• _Problem requirements_
All of the lines below are to be printed again exactly; images are excluded from the output.

↓↓↓

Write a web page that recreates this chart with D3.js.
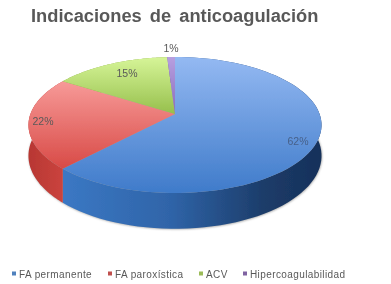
<!DOCTYPE html>
<html>
<head>
<meta charset="utf-8">
<script src="https://cdn.jsdelivr.net/npm/d3@7"></script>
<style>
  html, body { margin: 0; padding: 0; background: #fff; }
  svg { display: block; }
  text { font-family: "Liberation Sans", Arial, sans-serif; fill: #595959; }
</style>
</head>
<body>
<div id="chart"></div>
<script>
'use strict';

const categories = ['FA permanente', 'FA paroxística', 'ACV', 'Hipercoagulabilidad'];
const values = [62, 22, 15, 1];
const labels = ['62%', '22%', '15%', '1%'];

const width = 391, height = 284;

// slice colours: top face [light, dark], side [left to right], legend swatch
const topColors = [['#94b9f2', '#3f7bca'], ['#f79a98', '#d84a46'], ['#d6f598', '#96bf4c'], ['#b79fe0', '#8a6cbc']];
const sideColors = [['#3b78c4', '#2f64a8', '#1c3c69', '#16305a'], ['#b83733', '#cb443e'], ['#8aa845', '#8aa845'], ['#6d5499', '#6d5499']];
const swatchColors = ['#4f81bd', '#c0504d', '#9bbb59', '#8064a2'];

// where text sits
const labelPos = [[298, 145], [43, 125], [127, 77], [171, 52]];
const legendText = [19, 115, 206, 250];

const svg = d3.select('#chart').append('svg')
    .attr('width', width)
    .attr('height', height);

const defs = svg.append('defs');

const soft = defs.append('filter').attr('id', 'soft');
soft.append('feGaussianBlur').attr('stdDeviation', 0.4);

const shadow = defs.append('filter').attr('id', 'shadow')
    .attr('x', '-5%').attr('y', '-5%').attr('width', '110%').attr('height', '110%');
shadow.append('feGaussianBlur').attr('stdDeviation', 1);

// perspective view of the pie: a circle seen from the front and above
const cx = 175, cy = 114, rX = 144.6, rY = 66.2, persp = 0.162, depth = 30;

function project(angle, r) {
  const u = Math.sin(angle) * r, v = -Math.cos(angle) * r;
  const w = 1 - persp * v;
  return [cx + rX * u / w, cy + rY * v / w];
}

function lower(angle) {
  const p = project(angle, 1);
  return [p[0], p[1] + depth / (1 + persp * Math.cos(angle))];
}

const pie = d3.pie().sort(null)(values);
const line = d3.line();

function arcPoints(a0, a1, fn) {
  return d3.range(0, 81).map(i => fn(a0 + (a1 - a0) * i / 80));
}

// soft shadow below the whole solid
svg.append('path')
    .attr('d', line(arcPoints(0, 2 * Math.PI, lower).map(p => [p[0] + 0.5, p[1] + 0.5])) + 'Z')
    .attr('fill', '#a0a0a0')
    .attr('filter', 'url(#shadow)');

const pieG = svg.append('g').attr('filter', 'url(#soft)');

// side walls
pie.forEach((d, i) => {
  const id = 'side' + i;
  const grad = defs.append('linearGradient').attr('id', id)
      .attr('gradientUnits', 'userSpaceOnUse')
      .attr('x1', i === 0 ? 62 : 29).attr('x2', i === 0 ? 322 : 64)
      .attr('y1', 0).attr('y2', 0);
  sideColors[i].forEach((c, j, all) => {
    grad.append('stop').attr('offset', all.length === 4 ? [0, 0.42, 0.78, 1][j] : j).attr('stop-color', c);
  });
  const pts = arcPoints(d.startAngle, d.endAngle, a => project(a, 1))
      .concat(arcPoints(d.endAngle, d.startAngle, lower));
  pieG.append('path')
      .attr('d', line(pts) + 'Z')
      .attr('fill', 'url(#' + id + ')');
});

// top faces
pie.forEach((d, i) => {
  const id = 'top' + i;
  const ys = arcPoints(d.startAngle, d.endAngle, a => project(a, 1)).map(p => p[1]).concat([cy]);
  const grad = defs.append('linearGradient').attr('id', id)
      .attr('gradientUnits', 'userSpaceOnUse')
      .attr('x1', 0).attr('x2', 0)
      .attr('y1', d3.min(ys)).attr('y2', d3.max(ys));
  grad.append('stop').attr('offset', 0).attr('stop-color', topColors[i][0]);
  grad.append('stop').attr('offset', 1).attr('stop-color', topColors[i][1]);
  const pts = [[cx, cy]].concat(arcPoints(d.startAngle, d.endAngle, a => project(a, 1)));
  pieG.append('path')
      .attr('d', line(pts) + 'Z')
      .attr('fill', 'url(#' + id + ')');
});

// title
svg.append('text')
    .attr('x', 31).attr('y', 22)
    .attr('font-size', 18.3)
    .attr('font-weight', 'bold')
    .attr('word-spacing', 3)
    .attr('filter', 'url(#soft)')
    .text('Indicaciones de anticoagulación');

// percent labels
svg.selectAll('.pct')
    .data(labels)
    .enter().append('text')
    .attr('class', 'pct')
    .attr('x', (d, i) => labelPos[i][0])
    .attr('y', (d, i) => labelPos[i][1])
    .attr('text-anchor', 'middle')
    .attr('font-size', 10.5)
    .attr('filter', 'url(#soft)')
    .style('fill', (d, i) => i === 0 ? '#47618a' : '#595959')
    .text(d => d);

// legend
const legend = svg.selectAll('.legend')
    .data(categories)
    .enter().append('g')
    .attr('class', 'legend')
    .attr('filter', 'url(#soft)');

legend.append('rect')
    .attr('x', (d, i) => legendText[i] - 7)
    .attr('y', 271.5)
    .attr('width', 4)
    .attr('height', 4)
    .attr('fill', (d, i) => swatchColors[i]);

legend.append('text')
    .attr('x', (d, i) => legendText[i])
    .attr('y', 278)
    .attr('font-size', 10)
    .attr('letter-spacing', 0.4)
    .text(d => d);
</script>
</body>
</html>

↑↑↑

• _Solution to the exercise_
Write a web page that recreates this chart with D3.js.
<!DOCTYPE html>
<html>
<head>
<meta charset="utf-8">
<script src="https://cdn.jsdelivr.net/npm/d3@7"></script>
<style>
  html, body { margin: 0; padding: 0; background: #fff; }
  svg { display: block; }
  text { font-family: "Liberation Sans", Arial, sans-serif; fill: #595959; }
</style>
</head>
<body>
<div id="chart"></div>
<script>
'use strict';

const categories = ['FA permanente', 'FA paroxística', 'ACV', 'Hipercoagulabilidad'];
const values = [62, 22, 15, 1];
const labels = ['62%', '22%', '15%', '1%'];

const width = 391, height = 284;

// slice colours: top face [light, dark], side [left to right], legend swatch
const topColors = [['#94b9f2', '#3f7bca'], ['#f79a98', '#d84a46'], ['#d6f598', '#96bf4c'], ['#b79fe0', '#8a6cbc']];
const sideColors = [['#3b78c4', '#2f64a8', '#1c3c69', '#16305a'], ['#b83733', '#cb443e'], ['#8aa845', '#8aa845'], ['#6d5499', '#6d5499']];
const swatchColors = ['#4f81bd', '#c0504d', '#9bbb59', '#8064a2'];

// where text sits
const labelPos = [[298, 145], [43, 125], [127, 77], [171, 52]];
const legendText = [19, 115, 206, 250];

const svg = d3.select('#chart').append('svg')
    .attr('width', width)
    .attr('height', height);

const defs = svg.append('defs');

const soft = defs.append('filter').attr('id', 'soft');
soft.append('feGaussianBlur').attr('stdDeviation', 0.4);

const shadow = defs.append('filter').attr('id', 'shadow')
    .attr('x', '-5%').attr('y', '-5%').attr('width', '110%').attr('height', '110%');
shadow.append('feGaussianBlur').attr('stdDeviation', 1);

// perspective view of the pie: a circle seen from the front and above
const cx = 175, cy = 114, rX = 144.6, rY = 66.2, persp = 0.162, depth = 30;

function project(angle, r) {
  const u = Math.sin(angle) * r, v = -Math.cos(angle) * r;
  const w = 1 - persp * v;
  return [cx + rX * u / w, cy + rY * v / w];
}

function lower(angle) {
  const p = project(angle, 1);
  return [p[0], p[1] + depth / (1 + persp * Math.cos(angle))];
}

const pie = d3.pie().sort(null)(values);
const line = d3.line();

function arcPoints(a0, a1, fn) {
  return d3.range(0, 81).map(i => fn(a0 + (a1 - a0) * i / 80));
}

// soft shadow below the whole solid
svg.append('path')
    .attr('d', line(arcPoints(0, 2 * Math.PI, lower).map(p => [p[0] + 0.5, p[1] + 0.5])) + 'Z')
    .attr('fill', '#a0a0a0')
    .attr('filter', 'url(#shadow)');

const pieG = svg.append('g').attr('filter', 'url(#soft)');

// side walls
pie.forEach((d, i) => {
  const id = 'side' + i;
  const grad = defs.append('linearGradient').attr('id', id)
      .attr('gradientUnits', 'userSpaceOnUse')
      .attr('x1', i === 0 ? 62 : 29).attr('x2', i === 0 ? 322 : 64)
      .attr('y1', 0).attr('y2', 0);
  sideColors[i].forEach((c, j, all) => {
    grad.append('stop').attr('offset', all.length === 4 ? [0, 0.42, 0.78, 1][j] : j).attr('stop-color', c);
  });
  const pts = arcPoints(d.startAngle, d.endAngle, a => project(a, 1))
      .concat(arcPoints(d.endAngle, d.startAngle, lower));
  pieG.append('path')
      .attr('d', line(pts) + 'Z')
      .attr('fill', 'url(#' + id + ')');
});

// top faces
pie.forEach((d, i) => {
  const id = 'top' + i;
  const ys = arcPoints(d.startAngle, d.endAngle, a => project(a, 1)).map(p => p[1]).concat([cy]);
  const grad = defs.append('linearGradient').attr('id', id)
      .attr('gradientUnits', 'userSpaceOnUse')
      .attr('x1', 0).attr('x2', 0)
      .attr('y1', d3.min(ys)).attr('y2', d3.max(ys));
  grad.append('stop').attr('offset', 0).attr('stop-color', topColors[i][0]);
  grad.append('stop').attr('offset', 1).attr('stop-color', topColors[i][1]);
  const pts = [[cx, cy]].concat(arcPoints(d.startAngle, d.endAngle, a => project(a, 1)));
  pieG.append('path')
      .attr('d', line(pts) + 'Z')
      .attr('fill', 'url(#' + id + ')');
});

// title
svg.append('text')
    .attr('x', 31).attr('y', 22)
    .attr('font-size', 18.3)
    .attr('font-weight', 'bold')
    .attr('word-spacing', 3)
    .attr('filter', 'url(#soft)')
    .text('Indicaciones de anticoagulación');

// percent labels
svg.selectAll('.pct')
    .data(labels)
    .enter().append('text')
    .attr('class', 'pct')
    .attr('x', (d, i) => labelPos[i][0])
    .attr('y', (d, i) => labelPos[i][1])
    .attr('text-anchor', 'middle')
    .attr('font-size', 10.5)
    .attr('filter', 'url(#soft)')
    .style('fill', (d, i) => i === 0 ? '#47618a' : '#595959')
    .text(d => d);

// legend
const legend = svg.selectAll('.legend')
    .data(categories)
    .enter().append('g')
    .attr('class', 'legend')
    .attr('filter', 'url(#soft)');

legend.append('rect')
    .attr('x', (d, i) => legendText[i] - 7)
    .attr('y', 271.5)
    .attr('width', 4)
    .attr('height', 4)
    .attr('fill', (d, i) => swatchColors[i]);

legend.append('text')
    .attr('x', (d, i) => legendText[i])
    .attr('y', 278)
    .attr('font-size', 10)
    .attr('letter-spacing', 0.4)
    .text(d => d);
</script>
</body>
</html>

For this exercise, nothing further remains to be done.